TASK:
Report, as a bare number, how many lines of the material below contain the word "matplotlib".

PROVIDED MATERIAL:
---*---

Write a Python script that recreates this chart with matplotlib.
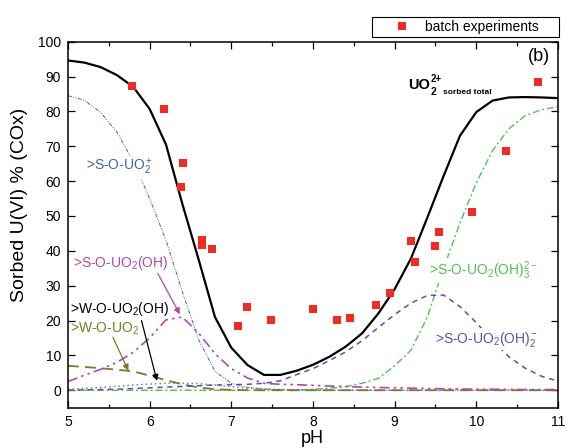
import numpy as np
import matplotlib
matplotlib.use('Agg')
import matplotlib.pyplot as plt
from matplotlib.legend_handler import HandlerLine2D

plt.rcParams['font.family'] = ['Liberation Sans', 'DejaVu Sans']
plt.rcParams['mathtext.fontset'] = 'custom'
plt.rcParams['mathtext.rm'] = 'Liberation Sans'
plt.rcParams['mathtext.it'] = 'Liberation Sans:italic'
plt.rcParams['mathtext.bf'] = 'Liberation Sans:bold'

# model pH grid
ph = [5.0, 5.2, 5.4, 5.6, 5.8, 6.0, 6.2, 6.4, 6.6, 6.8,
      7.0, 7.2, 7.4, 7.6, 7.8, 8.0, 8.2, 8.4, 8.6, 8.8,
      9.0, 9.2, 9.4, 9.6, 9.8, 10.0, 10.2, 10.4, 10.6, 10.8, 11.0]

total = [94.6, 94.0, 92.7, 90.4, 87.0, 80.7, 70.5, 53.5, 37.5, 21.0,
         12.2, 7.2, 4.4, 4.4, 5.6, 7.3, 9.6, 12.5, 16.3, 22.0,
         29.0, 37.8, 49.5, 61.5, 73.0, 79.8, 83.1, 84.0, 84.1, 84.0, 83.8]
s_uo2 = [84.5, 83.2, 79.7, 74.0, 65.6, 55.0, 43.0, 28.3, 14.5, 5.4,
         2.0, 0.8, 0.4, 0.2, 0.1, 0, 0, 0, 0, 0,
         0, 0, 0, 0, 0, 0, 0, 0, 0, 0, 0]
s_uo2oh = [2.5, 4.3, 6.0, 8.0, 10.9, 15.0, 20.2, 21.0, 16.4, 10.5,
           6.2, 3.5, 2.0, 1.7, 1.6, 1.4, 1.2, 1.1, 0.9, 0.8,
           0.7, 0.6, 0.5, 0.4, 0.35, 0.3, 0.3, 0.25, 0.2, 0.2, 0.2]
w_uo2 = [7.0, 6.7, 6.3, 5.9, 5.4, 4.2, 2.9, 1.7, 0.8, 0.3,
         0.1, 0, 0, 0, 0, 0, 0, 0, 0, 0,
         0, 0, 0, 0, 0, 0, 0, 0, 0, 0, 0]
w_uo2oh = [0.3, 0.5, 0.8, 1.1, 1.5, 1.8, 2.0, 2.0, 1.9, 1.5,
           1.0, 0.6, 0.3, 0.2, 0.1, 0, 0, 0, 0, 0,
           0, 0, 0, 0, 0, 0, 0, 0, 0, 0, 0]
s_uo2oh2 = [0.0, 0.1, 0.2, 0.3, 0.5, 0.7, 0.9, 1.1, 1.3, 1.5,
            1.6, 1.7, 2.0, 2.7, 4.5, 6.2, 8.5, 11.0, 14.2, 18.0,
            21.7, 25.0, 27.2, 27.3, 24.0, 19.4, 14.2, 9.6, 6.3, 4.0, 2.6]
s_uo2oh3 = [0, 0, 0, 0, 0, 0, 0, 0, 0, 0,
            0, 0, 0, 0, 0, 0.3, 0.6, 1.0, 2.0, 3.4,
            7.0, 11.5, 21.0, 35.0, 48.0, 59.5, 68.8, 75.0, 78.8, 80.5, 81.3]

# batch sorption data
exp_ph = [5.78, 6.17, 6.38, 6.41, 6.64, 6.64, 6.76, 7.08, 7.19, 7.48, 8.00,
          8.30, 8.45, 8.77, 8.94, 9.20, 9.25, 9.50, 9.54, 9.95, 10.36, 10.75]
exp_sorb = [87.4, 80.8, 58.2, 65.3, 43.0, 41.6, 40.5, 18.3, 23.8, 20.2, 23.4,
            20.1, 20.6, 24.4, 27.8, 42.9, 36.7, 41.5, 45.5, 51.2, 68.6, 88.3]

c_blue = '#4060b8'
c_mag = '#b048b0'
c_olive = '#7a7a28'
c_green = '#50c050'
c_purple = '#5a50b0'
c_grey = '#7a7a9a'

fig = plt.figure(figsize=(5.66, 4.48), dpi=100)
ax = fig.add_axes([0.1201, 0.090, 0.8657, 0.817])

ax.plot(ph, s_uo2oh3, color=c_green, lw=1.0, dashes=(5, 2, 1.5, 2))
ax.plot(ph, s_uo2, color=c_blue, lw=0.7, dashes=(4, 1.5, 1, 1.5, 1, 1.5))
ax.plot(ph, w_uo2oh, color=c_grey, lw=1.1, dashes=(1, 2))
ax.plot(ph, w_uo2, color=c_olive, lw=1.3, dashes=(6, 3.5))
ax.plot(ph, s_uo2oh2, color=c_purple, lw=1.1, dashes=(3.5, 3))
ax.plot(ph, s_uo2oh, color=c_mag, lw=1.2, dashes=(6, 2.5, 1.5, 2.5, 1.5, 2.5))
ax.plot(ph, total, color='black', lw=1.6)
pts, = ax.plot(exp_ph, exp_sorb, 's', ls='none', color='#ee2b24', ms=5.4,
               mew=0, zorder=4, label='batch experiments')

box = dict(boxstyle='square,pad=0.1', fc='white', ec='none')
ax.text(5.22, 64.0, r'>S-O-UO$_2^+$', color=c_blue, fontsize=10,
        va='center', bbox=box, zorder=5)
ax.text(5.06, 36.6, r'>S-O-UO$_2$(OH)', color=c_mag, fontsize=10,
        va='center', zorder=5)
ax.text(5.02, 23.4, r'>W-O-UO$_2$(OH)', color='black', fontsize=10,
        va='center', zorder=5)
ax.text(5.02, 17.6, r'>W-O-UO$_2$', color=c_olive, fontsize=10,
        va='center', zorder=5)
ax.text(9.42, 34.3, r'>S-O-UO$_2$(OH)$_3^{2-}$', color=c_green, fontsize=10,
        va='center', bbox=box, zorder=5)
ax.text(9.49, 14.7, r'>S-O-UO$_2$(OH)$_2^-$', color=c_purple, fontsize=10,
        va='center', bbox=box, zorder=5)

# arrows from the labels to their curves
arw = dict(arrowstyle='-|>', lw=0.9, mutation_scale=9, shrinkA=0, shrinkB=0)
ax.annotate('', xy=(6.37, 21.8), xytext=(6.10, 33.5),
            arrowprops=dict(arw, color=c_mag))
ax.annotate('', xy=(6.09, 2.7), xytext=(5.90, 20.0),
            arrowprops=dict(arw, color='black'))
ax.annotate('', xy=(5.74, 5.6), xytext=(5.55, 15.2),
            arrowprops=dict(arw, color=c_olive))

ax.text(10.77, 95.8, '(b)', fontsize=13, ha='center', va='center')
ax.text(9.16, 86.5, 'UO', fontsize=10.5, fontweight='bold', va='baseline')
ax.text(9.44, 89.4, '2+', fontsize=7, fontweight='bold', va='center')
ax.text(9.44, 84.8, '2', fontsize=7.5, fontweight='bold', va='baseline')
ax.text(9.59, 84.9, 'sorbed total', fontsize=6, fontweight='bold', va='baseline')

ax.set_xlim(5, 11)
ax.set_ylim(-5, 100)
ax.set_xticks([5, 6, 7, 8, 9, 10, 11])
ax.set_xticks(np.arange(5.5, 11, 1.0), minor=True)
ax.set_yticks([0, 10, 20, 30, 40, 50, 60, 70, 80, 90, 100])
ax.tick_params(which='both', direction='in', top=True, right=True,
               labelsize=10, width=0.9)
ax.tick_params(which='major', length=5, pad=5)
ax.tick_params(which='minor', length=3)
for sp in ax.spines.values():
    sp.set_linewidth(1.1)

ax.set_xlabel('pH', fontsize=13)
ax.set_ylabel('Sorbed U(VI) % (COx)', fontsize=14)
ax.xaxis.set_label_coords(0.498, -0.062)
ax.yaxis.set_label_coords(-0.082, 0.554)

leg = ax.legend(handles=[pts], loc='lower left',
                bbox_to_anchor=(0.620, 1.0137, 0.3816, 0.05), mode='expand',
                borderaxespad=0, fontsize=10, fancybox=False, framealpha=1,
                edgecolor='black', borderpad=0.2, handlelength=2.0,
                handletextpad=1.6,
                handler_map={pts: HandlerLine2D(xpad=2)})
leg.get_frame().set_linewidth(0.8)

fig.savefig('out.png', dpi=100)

---*---

EXPECTED ANSWER:
5